@harrymc has answered how to brute-flush your cache. Here's a method to go website-by-website, understanding a bit more about what's going on.
Ìf you insert
[chrome/edge/vivaldi/...]://serviceworker-internals/ into the address bar, you can see all registered service workers. However, unregistering them thorugh that page won't clear the cache, as this comprehensive article on love2dev notes.
Instead, if for example
youtube.comhas registered a serviceworker, navigate to that website and open the developer console. Open the 'Application' tab and the 'Storage' item.
Here, you'll see how much storage your service worker occupies, and you can select which data to clear for that website, for example retaining only the cookies.
Note that the service worker will restart as soon as you navigate to that site again.
If you wish to choose which applications can install a service worker on your system, follow the steps described in this article, using the uBlock plugin.

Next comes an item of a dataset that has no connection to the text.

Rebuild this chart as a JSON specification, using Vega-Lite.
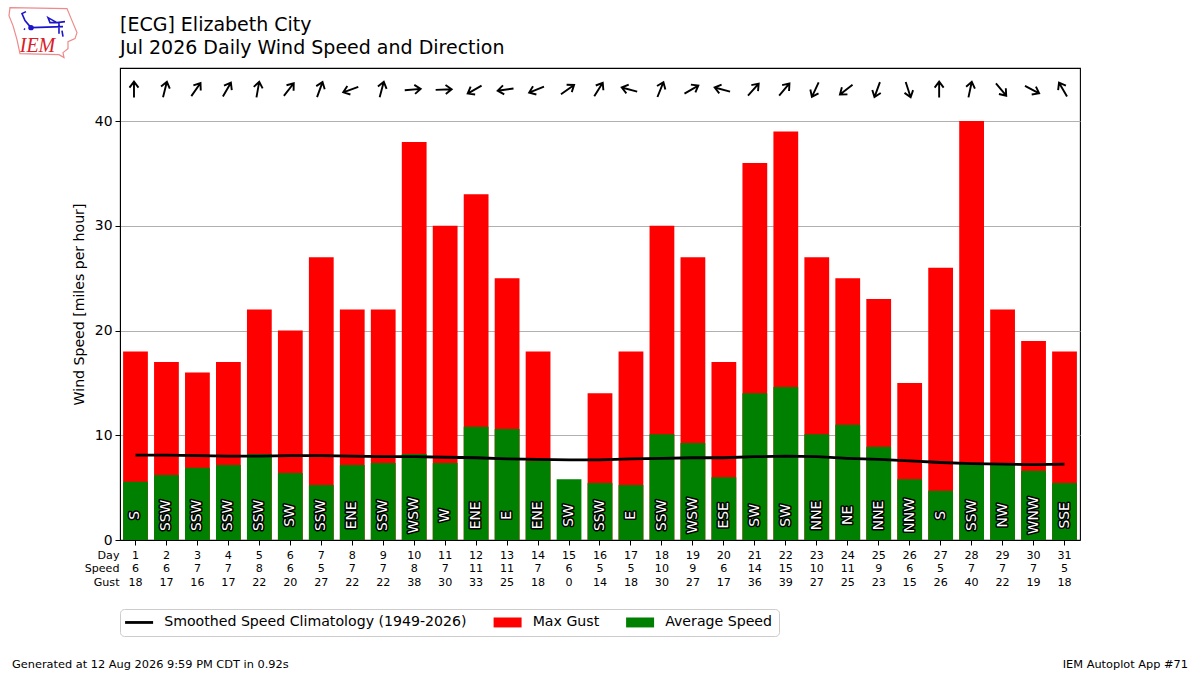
{
  "$schema": "https://vega.github.io/schema/vega-lite/v6.json",
  "autosize": "none",
  "padding": {"left": 120, "top": 68, "right": 120, "bottom": 135},
  "width": 960,
  "height": 472,
  "background": "white",
  "config": {
    "font": "DejaVu Sans",
    "view": {"stroke": "black", "strokeWidth": 1.1}
  },
  "title": {
    "text": ["[ECG] Elizabeth City", "Jul 2026 Daily Wind Speed and Direction"],
    "anchor": "start",
    "frame": "group",
    "font": "DejaVu Sans",
    "fontSize": 19,
    "fontWeight": "normal",
    "lineHeight": 23,
    "offset": -53,
    "color": "black"
  },
  "datasets": {
    "days": [
      {"day": 1, "dir": "S", "speed": 6, "avg": 5.55, "gust": 18, "arrow": 0, "clim": 8.1},
      {"day": 2, "dir": "SSW", "speed": 6, "avg": 6.2, "gust": 17, "arrow": 14, "clim": 8.1},
      {"day": 3, "dir": "SSW", "speed": 7, "avg": 6.9, "gust": 16, "arrow": 35, "clim": 8.05},
      {"day": 4, "dir": "SSW", "speed": 7, "avg": 7.15, "gust": 17, "arrow": 30, "clim": 8.0},
      {"day": 5, "dir": "SSW", "speed": 8, "avg": 8.2, "gust": 22, "arrow": 10, "clim": 8.0},
      {"day": 6, "dir": "SW", "speed": 6, "avg": 6.4, "gust": 20, "arrow": 38, "clim": 8.05},
      {"day": 7, "dir": "SSW", "speed": 5, "avg": 5.25, "gust": 27, "arrow": 20, "clim": 8.05},
      {"day": 8, "dir": "ENE", "speed": 7, "avg": 7.15, "gust": 22, "arrow": 250, "clim": 8.0},
      {"day": 9, "dir": "SSW", "speed": 7, "avg": 7.35, "gust": 22, "arrow": 15, "clim": 7.95},
      {"day": 10, "dir": "WSW", "speed": 8, "avg": 8.2, "gust": 38, "arrow": 85, "clim": 7.95},
      {"day": 11, "dir": "W", "speed": 7, "avg": 7.35, "gust": 30, "arrow": 88, "clim": 7.9},
      {"day": 12, "dir": "ENE", "speed": 11, "avg": 10.8, "gust": 33, "arrow": 240, "clim": 7.85},
      {"day": 13, "dir": "E", "speed": 11, "avg": 10.6, "gust": 25, "arrow": 262, "clim": 7.75},
      {"day": 14, "dir": "ENE", "speed": 7, "avg": 7.55, "gust": 18, "arrow": 248, "clim": 7.7},
      {"day": 15, "dir": "SW", "speed": 6, "avg": 5.8, "gust": 0, "arrow": 55, "clim": 7.65},
      {"day": 16, "dir": "SSW", "speed": 5, "avg": 5.45, "gust": 14, "arrow": 32, "clim": 7.65},
      {"day": 17, "dir": "E", "speed": 5, "avg": 5.25, "gust": 18, "arrow": 285, "clim": 7.75},
      {"day": 18, "dir": "SSW", "speed": 10, "avg": 10.1, "gust": 30, "arrow": 22, "clim": 7.8},
      {"day": 19, "dir": "WSW", "speed": 9, "avg": 9.25, "gust": 27, "arrow": 60, "clim": 7.85},
      {"day": 20, "dir": "ESE", "speed": 6, "avg": 6.0, "gust": 17, "arrow": 285, "clim": 7.85},
      {"day": 21, "dir": "SW", "speed": 14, "avg": 14.0, "gust": 36, "arrow": 42, "clim": 7.95},
      {"day": 22, "dir": "SW", "speed": 15, "avg": 14.6, "gust": 39, "arrow": 40, "clim": 8.0},
      {"day": 23, "dir": "NNE", "speed": 10, "avg": 10.1, "gust": 27, "arrow": 205, "clim": 7.95},
      {"day": 24, "dir": "NE", "speed": 11, "avg": 11.0, "gust": 25, "arrow": 232, "clim": 7.8},
      {"day": 25, "dir": "NNE", "speed": 9, "avg": 8.9, "gust": 23, "arrow": 200, "clim": 7.7},
      {"day": 26, "dir": "NNW", "speed": 6, "avg": 5.8, "gust": 15, "arrow": 162, "clim": 7.55},
      {"day": 27, "dir": "S", "speed": 5, "avg": 4.7, "gust": 26, "arrow": 0, "clim": 7.4},
      {"day": 28, "dir": "SSW", "speed": 7, "avg": 7.35, "gust": 40, "arrow": 12, "clim": 7.3},
      {"day": 29, "dir": "NW", "speed": 7, "avg": 7.3, "gust": 22, "arrow": 140, "clim": 7.25},
      {"day": 30, "dir": "WNW", "speed": 7, "avg": 6.6, "gust": 19, "arrow": 118, "clim": 7.2},
      {"day": 31, "dir": "SSE", "speed": 5, "avg": 5.45, "gust": 18, "arrow": 330, "clim": 7.25}
    ]
  },
  "data": {"name": "days"},
  "encoding": {
    "x": {
      "field": "day",
      "type": "ordinal",
      "sort": null,
      "title": null,
      "scale": {"paddingInner": 0.2, "paddingOuter": 0.1},
      "axis": {
        "labelAngle": 0,
        "labelFontSize": 11.1,
        "labelColor": "black",
        "labelPadding": 4,
        "tickSize": 5,
        "tickColor": "black",
        "domainColor": "black",
        "grid": false
      }
    }
  },
  "layer": [
    {
      "mark": {"type": "bar", "clip": false},
      "encoding": {
        "y": {
          "field": "gust",
          "type": "quantitative",
          "title": "Wind Speed [miles per hour]",
          "scale": {"domain": [0, 45.06], "nice": false},
          "axis": {
            "values": [0, 10, 20, 30, 40],
            "grid": true,
            "gridColor": "#b0b0b0",
            "gridWidth": 1,
            "labelFontSize": 13.9,
            "labelColor": "black",
            "labelPadding": 3,
            "tickSize": 5,
            "tickColor": "black",
            "domainColor": "black",
            "titleFontSize": 14.1,
            "titleFontWeight": "normal",
            "titleColor": "black",
            "titlePadding": 8
          }
        },
        "color": {
          "datum": "Max Gust",
          "type": "nominal",
          "scale": {
            "domain": ["Smoothed Speed Climatology (1949-2026)", "Max Gust", "Average Speed"],
            "range": ["black", "red", "green"]
          },
          "legend": {
            "title": null,
            "orient": "none",
            "legendX": 0,
            "legendY": 541,
            "direction": "horizontal",
            "columns": 3,
            "columnPadding": 26.5,
            "symbolSize": 196,
            "labelOffset": 24,
            "labelFontSize": 14.15,
            "labelLimit": 400,
            "labelColor": "black",
            "padding": 6,
            "fillColor": "white",
            "strokeColor": "#cccccc",
            "cornerRadius": 4,
            "encoding": {
              "symbols": {
                "shape": {"value": {"signal": "datum.value == 'Smoothed Speed Climatology (1949-2026)' ? 'M-1.14,-0.2 H2.86 V0.2 H-1.14 Z' : 'M-1.14,-0.71 H2.86 V0.71 H-1.14 Z'"}},
                "strokeWidth": {"value": 0}
              }
            }
          }
        }
      }
    },
    {
      "mark": {"type": "bar", "clip": false},
      "encoding": {
        "y": {"field": "avg", "type": "quantitative"},
        "color": {"datum": "Average Speed", "type": "nominal"}
      }
    },
    {
      "mark": {"type": "line", "color": "black", "strokeWidth": 2.8},
      "encoding": {
        "y": {"field": "clim", "type": "quantitative"}
      }
    },
    {
      "mark": {"type": "text", "angle": 270, "align": "center", "baseline": "middle", "fontSize": 13.9, "stroke": "black", "strokeWidth": 3, "strokeJoin": "round"},
      "encoding": {
        "y": {"datum": 2.35, "type": "quantitative"},
        "text": {"field": "dir"}
      }
    },
    {
      "mark": {"type": "text", "angle": 270, "align": "center", "baseline": "middle", "fontSize": 13.9, "color": "white"},
      "encoding": {
        "y": {"datum": 2.35, "type": "quantitative"},
        "text": {"field": "dir"}
      }
    },
    {
      "mark": {"type": "point", "shape": "M0,8 L0,-8 M-4.5,-2 L0,-8 L4.5,-2", "filled": false, "stroke": "black", "strokeWidth": 1.9, "size": 4, "opacity": 1, "xOffset": -1.5},
      "encoding": {
        "y": {"datum": 43, "type": "quantitative"},
        "angle": {"field": "arrow", "type": "quantitative", "scale": null}
      }
    },
    {
      "mark": {"type": "text", "fontSize": 11.1, "baseline": "middle", "dy": 29, "color": "black"},
      "encoding": {
        "y": {"datum": 0, "type": "quantitative"},
        "text": {"field": "speed"}
      }
    },
    {
      "mark": {"type": "text", "fontSize": 11.1, "baseline": "middle", "dy": 42.5, "color": "black"},
      "encoding": {
        "y": {"datum": 0, "type": "quantitative"},
        "text": {"field": "gust"}
      }
    },
    {
      "data": {"values": [{"label": "Day"}]},
      "mark": {"type": "text", "fontSize": 11.1, "baseline": "middle", "align": "right", "dx": -16, "dy": 15.5, "color": "black"},
      "encoding": {
        "x": {"datum": 1, "type": "ordinal"},
        "y": {"datum": 0, "type": "quantitative"},
        "text": {"field": "label"}
      }
    },
    {
      "data": {"values": [{"label": "Speed"}]},
      "mark": {"type": "text", "fontSize": 11.1, "baseline": "middle", "align": "right", "dx": -16, "dy": 29, "color": "black"},
      "encoding": {
        "x": {"datum": 1, "type": "ordinal"},
        "y": {"datum": 0, "type": "quantitative"},
        "text": {"field": "label"}
      }
    },
    {
      "data": {"values": [{"label": "Gust"}]},
      "mark": {"type": "text", "fontSize": 11.1, "baseline": "middle", "align": "right", "dx": -16, "dy": 42.5, "color": "black"},
      "encoding": {
        "x": {"datum": 1, "type": "ordinal"},
        "y": {"datum": 0, "type": "quantitative"},
        "text": {"field": "label"}
      }
    },
    {
      "data": {"values": [{"label": "Generated at 12 Aug 2026 9:59 PM CDT in 0.92s"}]},
      "mark": {"type": "text", "fontSize": 11.35, "baseline": "middle", "align": "left", "dx": -123.5, "dy": 125, "color": "black"},
      "encoding": {
        "x": {"datum": 1, "type": "ordinal"},
        "y": {"datum": 0, "type": "quantitative"},
        "text": {"field": "label"}
      }
    },
    {
      "data": {"values": [{"label": "IEM Autoplot App #71"}]},
      "mark": {"type": "text", "fontSize": 11.35, "baseline": "middle", "align": "right", "dx": 123.5, "dy": 125, "color": "black"},
      "encoding": {
        "x": {"datum": 31, "type": "ordinal"},
        "y": {"datum": 0, "type": "quantitative"},
        "text": {"field": "label"}
      }
    },
    {
      "data": {"values": [{"label": "IEM"}]},
      "mark": {"type": "text", "font": "Liberation Serif", "fontStyle": "italic", "fontSize": 20, "baseline": "middle", "align": "center", "dx": -98, "dy": -23, "color": "#d8202a"},
      "encoding": {
        "x": {"datum": 1, "type": "ordinal"},
        "y": {"datum": 45, "type": "quantitative"},
        "text": {"field": "label"}
      }
    },
    {
      "data": {"values": [{"label": "outline"}]},
      "mark": {"type": "point", "shape": "M-34,-25 L23,-24 L28,-12 L33,0 L31,6 L24,9 L24,16 L19,20 L20,25 L15,22 L-24,21 L-27,7 L-31,-7 L-35,-17 Z", "filled": false, "stroke": "#ee8a8a", "strokeWidth": 1.2, "size": 4, "opacity": 1, "xOffset": -91.5, "yOffset": -36},
      "encoding": {
        "x": {"datum": 1, "type": "ordinal"},
        "y": {"datum": 45, "type": "quantitative"}
      }
    },
    {
      "data": {"values": [{"label": "station model"}]},
      "mark": {"type": "point", "shape": "M-13,-5 L19,-6 M-13,-5 L-19,-12 L-22,-19 L-18,-21 M4,-15 L13,-10 L6,-10 Z M13,-10 L21,-11 M15,-11 L15,1 M18,-2 L19,4 M-20,-4 L-19,-3", "filled": false, "stroke": "#1c14c8", "strokeWidth": 1.6, "size": 4, "opacity": 1, "xOffset": -91.5, "yOffset": -36},
      "encoding": {
        "x": {"datum": 1, "type": "ordinal"},
        "y": {"datum": 45, "type": "quantitative"}
      }
    },
    {
      "data": {"values": [{"label": "station dot"}]},
      "mark": {"type": "point", "shape": "circle", "filled": true, "color": "#1c14c8", "size": 30, "opacity": 1, "xOffset": -104.5, "yOffset": -41},
      "encoding": {
        "x": {"datum": 1, "type": "ordinal"},
        "y": {"datum": 45, "type": "quantitative"}
      }
    }
  ]
}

It's a wild guess, but 5GB of ServiceWorker storage is probably some webmail client with offline content enabled: it is fundamental to understand that serviceworkers were initially conceived for mobile devices who are not always online, and thus will cache some web-application data on the local system. Also, a serviceworker can receive push messages for an inactive webapp, and wake up that app. Gmail is a prime example: on mobile, you can read & write email while offline, and it will sync as soon as you go online. And even if the gmail app is not active after a phone restart, the serviceworker will receive the push message that you have something new in your inbox.
As such, on a PC which is always connected to internet, serviceworkers are not really necessary, except maybe to speed up the experience on some websites. It could however be that nowadays some websites simply won't work correctly if you block their serviceworker (but I'd say that's bad coding practice).
For a more comprehensive understanding, read the two linked articles. Also, Googles Introduction to Service Workers can shed some more light on what's going on.